== What the task asks ==
Search the material below for the string "this" and extract each line that has it.
[BEGIN Material provided]
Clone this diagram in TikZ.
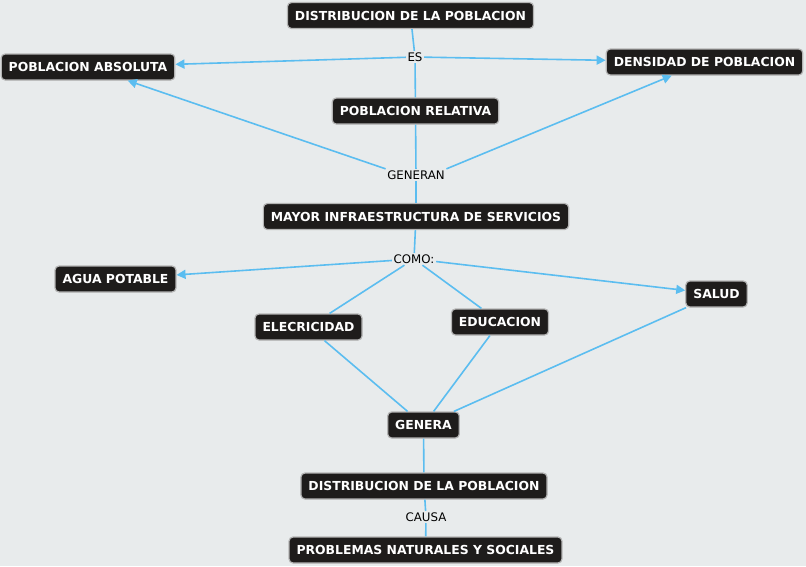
[END Material provided]
[BEGIN Material provided]
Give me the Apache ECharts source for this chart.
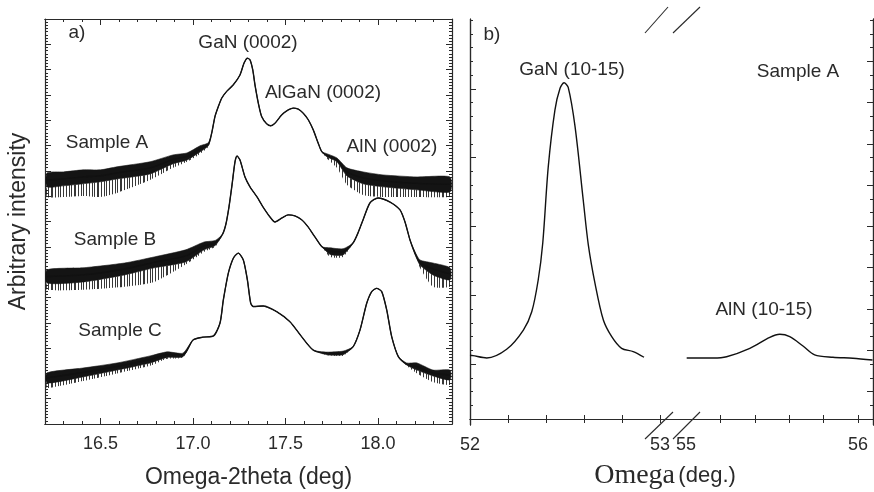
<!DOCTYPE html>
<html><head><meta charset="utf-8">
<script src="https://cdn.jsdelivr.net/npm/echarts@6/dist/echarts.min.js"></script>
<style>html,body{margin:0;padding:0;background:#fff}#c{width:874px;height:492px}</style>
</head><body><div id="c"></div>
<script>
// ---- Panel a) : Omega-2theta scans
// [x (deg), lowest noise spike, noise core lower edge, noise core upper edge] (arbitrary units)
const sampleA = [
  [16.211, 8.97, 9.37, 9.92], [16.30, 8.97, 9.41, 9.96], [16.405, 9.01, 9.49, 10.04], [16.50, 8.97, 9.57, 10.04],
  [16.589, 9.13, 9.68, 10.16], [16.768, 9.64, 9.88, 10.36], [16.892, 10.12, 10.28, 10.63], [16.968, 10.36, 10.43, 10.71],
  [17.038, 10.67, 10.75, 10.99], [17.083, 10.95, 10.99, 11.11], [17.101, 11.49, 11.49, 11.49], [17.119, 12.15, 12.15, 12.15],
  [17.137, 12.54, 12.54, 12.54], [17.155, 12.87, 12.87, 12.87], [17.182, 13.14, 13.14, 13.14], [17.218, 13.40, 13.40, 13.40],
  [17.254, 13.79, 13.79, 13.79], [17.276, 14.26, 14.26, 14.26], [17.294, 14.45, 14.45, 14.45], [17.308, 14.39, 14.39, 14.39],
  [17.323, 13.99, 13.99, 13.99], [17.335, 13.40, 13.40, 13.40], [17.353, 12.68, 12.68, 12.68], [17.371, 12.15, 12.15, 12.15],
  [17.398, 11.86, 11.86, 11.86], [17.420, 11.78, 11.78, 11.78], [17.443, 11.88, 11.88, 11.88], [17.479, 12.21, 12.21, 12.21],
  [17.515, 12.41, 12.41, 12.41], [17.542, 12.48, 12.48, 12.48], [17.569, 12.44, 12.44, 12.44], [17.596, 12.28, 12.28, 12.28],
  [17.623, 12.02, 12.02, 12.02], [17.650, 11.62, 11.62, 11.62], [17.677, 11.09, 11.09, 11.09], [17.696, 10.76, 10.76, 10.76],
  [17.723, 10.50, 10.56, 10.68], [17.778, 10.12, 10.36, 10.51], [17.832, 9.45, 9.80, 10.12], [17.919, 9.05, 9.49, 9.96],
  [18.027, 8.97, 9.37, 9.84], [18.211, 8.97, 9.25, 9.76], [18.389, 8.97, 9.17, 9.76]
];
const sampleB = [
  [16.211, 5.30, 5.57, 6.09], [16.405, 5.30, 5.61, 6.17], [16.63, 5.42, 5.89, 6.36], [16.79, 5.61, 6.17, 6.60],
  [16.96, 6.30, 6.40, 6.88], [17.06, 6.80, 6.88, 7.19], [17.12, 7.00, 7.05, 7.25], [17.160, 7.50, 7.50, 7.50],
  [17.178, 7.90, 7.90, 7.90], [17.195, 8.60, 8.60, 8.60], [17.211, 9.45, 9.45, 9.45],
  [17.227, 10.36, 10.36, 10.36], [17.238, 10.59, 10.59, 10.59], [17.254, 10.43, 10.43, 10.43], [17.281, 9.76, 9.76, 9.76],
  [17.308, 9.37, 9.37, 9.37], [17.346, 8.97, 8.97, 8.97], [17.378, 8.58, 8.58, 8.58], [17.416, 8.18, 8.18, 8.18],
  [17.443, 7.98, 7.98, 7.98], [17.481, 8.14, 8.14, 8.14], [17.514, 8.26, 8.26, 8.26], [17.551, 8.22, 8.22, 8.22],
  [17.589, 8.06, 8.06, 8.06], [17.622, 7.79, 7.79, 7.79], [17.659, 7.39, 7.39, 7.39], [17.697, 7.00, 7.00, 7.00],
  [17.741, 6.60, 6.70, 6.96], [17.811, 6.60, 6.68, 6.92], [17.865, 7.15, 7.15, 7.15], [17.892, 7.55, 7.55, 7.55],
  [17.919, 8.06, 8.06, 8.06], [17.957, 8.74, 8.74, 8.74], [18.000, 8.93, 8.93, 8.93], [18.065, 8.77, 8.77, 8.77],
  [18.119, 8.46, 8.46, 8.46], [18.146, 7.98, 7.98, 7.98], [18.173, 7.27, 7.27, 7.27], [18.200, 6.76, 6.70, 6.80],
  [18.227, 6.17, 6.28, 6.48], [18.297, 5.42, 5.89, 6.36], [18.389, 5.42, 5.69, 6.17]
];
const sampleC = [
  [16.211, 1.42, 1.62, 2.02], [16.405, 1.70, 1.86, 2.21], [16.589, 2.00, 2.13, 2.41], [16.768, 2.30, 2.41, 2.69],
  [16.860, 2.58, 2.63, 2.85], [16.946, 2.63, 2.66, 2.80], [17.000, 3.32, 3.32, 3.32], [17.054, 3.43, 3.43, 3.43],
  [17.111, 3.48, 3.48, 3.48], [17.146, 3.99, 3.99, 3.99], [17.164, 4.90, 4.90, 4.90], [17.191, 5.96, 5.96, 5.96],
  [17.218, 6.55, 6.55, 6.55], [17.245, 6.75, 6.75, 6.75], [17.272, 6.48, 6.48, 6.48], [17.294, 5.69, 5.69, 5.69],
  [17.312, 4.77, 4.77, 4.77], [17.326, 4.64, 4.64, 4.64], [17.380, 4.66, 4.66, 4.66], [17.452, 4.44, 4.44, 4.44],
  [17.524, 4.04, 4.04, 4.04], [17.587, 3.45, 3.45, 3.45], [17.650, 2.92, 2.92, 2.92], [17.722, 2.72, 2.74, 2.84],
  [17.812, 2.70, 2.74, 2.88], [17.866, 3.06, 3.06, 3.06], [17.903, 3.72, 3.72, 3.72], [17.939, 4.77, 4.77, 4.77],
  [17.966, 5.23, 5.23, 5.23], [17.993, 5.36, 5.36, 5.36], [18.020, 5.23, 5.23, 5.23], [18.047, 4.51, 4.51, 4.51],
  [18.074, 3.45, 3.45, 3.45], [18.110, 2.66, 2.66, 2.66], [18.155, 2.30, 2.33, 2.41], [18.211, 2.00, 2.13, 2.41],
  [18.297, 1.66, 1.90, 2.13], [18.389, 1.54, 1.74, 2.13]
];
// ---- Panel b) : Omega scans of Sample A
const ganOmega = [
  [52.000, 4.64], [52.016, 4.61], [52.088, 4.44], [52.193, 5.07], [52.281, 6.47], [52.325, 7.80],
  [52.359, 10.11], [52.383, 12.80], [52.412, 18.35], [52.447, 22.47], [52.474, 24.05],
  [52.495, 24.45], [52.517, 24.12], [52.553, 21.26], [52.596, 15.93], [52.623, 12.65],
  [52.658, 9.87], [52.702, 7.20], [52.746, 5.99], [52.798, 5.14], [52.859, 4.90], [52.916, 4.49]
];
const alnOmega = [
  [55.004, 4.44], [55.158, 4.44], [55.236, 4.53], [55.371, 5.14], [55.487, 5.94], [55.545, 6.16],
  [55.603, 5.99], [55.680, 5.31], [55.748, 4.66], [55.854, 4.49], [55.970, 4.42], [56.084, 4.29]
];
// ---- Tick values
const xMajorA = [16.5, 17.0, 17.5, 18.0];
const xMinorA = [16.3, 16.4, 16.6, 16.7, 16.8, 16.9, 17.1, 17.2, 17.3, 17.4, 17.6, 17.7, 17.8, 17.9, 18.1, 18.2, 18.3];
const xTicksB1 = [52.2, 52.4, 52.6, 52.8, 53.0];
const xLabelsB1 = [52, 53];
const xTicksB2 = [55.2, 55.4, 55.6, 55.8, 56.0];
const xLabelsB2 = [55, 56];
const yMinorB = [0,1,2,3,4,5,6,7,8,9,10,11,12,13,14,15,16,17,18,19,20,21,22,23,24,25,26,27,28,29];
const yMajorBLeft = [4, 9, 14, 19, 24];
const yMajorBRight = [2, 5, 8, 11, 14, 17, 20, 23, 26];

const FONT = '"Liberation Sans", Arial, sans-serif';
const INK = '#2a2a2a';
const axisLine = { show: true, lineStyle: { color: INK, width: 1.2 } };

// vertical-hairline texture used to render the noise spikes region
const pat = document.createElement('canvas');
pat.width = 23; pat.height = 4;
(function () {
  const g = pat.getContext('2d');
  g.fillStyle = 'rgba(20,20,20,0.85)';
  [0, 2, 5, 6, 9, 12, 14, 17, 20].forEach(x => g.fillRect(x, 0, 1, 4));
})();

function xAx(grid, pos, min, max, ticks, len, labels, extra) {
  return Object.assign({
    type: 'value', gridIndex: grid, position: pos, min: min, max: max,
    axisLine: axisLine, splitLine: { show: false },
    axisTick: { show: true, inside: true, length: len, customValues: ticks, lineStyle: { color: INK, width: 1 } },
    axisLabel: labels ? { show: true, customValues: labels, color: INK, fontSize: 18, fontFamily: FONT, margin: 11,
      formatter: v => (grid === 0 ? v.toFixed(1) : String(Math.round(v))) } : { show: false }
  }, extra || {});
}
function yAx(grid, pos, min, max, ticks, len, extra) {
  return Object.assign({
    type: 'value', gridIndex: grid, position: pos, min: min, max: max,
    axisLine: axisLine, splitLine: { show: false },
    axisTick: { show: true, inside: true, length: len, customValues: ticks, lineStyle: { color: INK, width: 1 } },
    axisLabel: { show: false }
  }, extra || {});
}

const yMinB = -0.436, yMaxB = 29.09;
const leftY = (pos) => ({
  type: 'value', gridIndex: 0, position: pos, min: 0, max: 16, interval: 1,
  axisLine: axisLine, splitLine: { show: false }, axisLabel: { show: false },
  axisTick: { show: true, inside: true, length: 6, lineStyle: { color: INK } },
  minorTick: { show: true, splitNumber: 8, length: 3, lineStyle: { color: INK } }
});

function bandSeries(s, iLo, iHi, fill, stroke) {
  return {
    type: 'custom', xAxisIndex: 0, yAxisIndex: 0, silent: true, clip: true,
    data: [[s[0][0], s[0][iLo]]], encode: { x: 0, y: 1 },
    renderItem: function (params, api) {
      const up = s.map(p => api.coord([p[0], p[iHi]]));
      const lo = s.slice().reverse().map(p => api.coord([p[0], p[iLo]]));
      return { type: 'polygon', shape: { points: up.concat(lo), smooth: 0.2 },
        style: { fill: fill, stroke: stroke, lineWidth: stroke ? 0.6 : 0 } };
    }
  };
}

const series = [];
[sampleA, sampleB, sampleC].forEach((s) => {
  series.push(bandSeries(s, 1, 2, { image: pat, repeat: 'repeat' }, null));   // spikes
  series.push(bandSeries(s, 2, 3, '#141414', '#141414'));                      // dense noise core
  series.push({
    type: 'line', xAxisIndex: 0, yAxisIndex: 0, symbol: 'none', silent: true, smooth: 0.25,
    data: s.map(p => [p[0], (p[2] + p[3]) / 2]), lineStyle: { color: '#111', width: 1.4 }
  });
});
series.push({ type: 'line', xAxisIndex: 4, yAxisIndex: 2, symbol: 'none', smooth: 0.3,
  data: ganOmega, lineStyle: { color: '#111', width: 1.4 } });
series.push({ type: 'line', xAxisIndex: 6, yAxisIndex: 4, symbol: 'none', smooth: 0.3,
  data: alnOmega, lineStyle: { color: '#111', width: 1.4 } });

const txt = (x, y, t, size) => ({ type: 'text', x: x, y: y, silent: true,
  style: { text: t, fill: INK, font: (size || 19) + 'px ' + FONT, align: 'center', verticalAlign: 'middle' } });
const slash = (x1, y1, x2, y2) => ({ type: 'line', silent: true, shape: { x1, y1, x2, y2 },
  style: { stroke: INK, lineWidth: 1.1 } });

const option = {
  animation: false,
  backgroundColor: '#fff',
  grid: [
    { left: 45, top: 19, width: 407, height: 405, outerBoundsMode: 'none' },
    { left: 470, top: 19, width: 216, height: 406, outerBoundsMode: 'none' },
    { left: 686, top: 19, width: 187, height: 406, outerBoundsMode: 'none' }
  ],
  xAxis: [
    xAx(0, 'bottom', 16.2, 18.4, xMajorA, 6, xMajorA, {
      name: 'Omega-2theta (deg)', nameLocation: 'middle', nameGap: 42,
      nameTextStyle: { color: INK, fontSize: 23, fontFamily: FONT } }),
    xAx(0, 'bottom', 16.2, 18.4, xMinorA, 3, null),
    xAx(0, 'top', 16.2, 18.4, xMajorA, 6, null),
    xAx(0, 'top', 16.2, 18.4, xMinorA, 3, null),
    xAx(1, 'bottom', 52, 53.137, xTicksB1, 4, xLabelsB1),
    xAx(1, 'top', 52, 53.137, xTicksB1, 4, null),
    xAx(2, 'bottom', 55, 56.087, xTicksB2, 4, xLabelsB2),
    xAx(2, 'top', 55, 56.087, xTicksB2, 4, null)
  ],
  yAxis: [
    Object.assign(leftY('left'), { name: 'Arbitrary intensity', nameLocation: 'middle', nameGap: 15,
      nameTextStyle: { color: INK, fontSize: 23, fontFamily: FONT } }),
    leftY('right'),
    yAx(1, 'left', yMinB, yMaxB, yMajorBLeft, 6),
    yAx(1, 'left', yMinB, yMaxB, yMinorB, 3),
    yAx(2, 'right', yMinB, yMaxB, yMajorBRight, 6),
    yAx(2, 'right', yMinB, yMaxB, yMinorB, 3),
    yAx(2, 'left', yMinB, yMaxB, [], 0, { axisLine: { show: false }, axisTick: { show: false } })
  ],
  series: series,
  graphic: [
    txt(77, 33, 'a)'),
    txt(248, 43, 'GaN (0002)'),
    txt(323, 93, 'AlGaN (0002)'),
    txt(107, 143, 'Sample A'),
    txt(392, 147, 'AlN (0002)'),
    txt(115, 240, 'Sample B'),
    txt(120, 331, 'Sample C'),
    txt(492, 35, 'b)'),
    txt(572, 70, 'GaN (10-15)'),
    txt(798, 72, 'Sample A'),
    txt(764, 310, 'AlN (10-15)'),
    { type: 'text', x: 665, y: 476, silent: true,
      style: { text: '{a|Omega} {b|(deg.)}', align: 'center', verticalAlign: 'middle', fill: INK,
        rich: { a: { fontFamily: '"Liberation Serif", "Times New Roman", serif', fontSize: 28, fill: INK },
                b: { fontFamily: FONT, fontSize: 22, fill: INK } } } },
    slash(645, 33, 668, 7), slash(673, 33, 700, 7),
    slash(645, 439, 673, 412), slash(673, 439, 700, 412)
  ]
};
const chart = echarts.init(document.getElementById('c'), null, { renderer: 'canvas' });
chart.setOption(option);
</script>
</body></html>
[END Material provided]
[BEGIN Material provided]
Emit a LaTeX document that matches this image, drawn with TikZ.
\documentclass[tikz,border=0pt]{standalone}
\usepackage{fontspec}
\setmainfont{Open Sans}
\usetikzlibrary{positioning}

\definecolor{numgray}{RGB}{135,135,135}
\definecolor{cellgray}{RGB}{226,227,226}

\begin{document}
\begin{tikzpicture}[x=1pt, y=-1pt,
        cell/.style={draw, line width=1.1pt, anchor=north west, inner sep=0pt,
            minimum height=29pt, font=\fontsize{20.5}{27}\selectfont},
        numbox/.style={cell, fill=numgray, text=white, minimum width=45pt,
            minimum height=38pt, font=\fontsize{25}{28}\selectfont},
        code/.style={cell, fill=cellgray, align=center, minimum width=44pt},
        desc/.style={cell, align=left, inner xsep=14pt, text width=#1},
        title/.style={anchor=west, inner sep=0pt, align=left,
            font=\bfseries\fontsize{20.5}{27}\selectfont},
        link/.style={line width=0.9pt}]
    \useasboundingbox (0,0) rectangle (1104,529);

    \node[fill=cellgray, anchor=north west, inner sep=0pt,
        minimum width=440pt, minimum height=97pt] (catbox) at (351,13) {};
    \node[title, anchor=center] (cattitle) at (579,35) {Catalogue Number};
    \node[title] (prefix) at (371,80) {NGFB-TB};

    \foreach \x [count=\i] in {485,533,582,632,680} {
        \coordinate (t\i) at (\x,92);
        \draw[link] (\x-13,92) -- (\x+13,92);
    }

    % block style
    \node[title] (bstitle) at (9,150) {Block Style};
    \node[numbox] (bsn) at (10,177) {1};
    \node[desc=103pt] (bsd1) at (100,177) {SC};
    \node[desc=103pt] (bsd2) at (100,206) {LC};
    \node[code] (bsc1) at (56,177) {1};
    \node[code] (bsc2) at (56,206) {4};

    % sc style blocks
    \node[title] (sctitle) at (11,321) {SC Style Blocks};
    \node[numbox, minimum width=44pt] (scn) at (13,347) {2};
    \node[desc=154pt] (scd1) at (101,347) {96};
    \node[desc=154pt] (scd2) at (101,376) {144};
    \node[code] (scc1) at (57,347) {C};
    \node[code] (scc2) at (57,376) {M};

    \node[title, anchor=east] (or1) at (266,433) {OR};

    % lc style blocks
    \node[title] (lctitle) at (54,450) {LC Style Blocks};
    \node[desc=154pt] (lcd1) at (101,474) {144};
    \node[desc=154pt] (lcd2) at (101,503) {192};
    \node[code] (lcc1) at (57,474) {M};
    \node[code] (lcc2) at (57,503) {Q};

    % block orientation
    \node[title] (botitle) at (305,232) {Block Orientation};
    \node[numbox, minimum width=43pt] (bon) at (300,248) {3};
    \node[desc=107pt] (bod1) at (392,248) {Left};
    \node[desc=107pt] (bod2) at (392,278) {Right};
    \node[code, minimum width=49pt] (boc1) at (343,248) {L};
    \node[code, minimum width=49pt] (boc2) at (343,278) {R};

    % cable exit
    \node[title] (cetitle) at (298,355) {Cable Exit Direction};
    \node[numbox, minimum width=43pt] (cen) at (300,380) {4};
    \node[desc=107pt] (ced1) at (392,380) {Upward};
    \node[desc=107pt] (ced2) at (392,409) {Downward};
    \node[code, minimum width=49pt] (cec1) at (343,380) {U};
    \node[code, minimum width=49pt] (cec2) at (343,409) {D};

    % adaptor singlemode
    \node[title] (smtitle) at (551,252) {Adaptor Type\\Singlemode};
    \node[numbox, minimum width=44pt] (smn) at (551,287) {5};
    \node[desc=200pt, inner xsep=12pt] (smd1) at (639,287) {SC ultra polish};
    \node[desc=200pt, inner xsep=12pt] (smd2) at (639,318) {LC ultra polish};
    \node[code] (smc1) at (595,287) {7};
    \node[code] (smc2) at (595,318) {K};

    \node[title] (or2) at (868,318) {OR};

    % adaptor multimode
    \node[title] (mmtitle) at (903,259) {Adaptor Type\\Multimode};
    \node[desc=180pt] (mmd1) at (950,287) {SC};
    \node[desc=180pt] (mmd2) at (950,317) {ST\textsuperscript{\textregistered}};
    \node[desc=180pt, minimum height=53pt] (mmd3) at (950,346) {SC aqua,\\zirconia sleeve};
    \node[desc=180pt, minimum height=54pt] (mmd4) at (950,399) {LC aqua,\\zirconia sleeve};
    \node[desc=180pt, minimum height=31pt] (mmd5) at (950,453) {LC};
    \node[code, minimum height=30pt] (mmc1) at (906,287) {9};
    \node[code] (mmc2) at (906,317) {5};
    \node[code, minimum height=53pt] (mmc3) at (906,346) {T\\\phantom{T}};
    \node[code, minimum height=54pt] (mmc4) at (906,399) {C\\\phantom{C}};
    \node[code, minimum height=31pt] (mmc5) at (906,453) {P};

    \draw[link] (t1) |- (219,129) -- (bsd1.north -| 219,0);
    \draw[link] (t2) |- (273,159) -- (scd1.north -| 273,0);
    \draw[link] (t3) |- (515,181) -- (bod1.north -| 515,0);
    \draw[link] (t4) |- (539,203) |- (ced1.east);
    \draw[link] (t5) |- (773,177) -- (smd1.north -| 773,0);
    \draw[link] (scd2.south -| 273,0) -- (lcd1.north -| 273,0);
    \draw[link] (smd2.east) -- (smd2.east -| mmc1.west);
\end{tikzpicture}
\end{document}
[END Material provided]
== Expected output ==
Clone this diagram in TikZ.
Give me the Apache ECharts source for this chart.
Emit a LaTeX document that matches this image, drawn with TikZ.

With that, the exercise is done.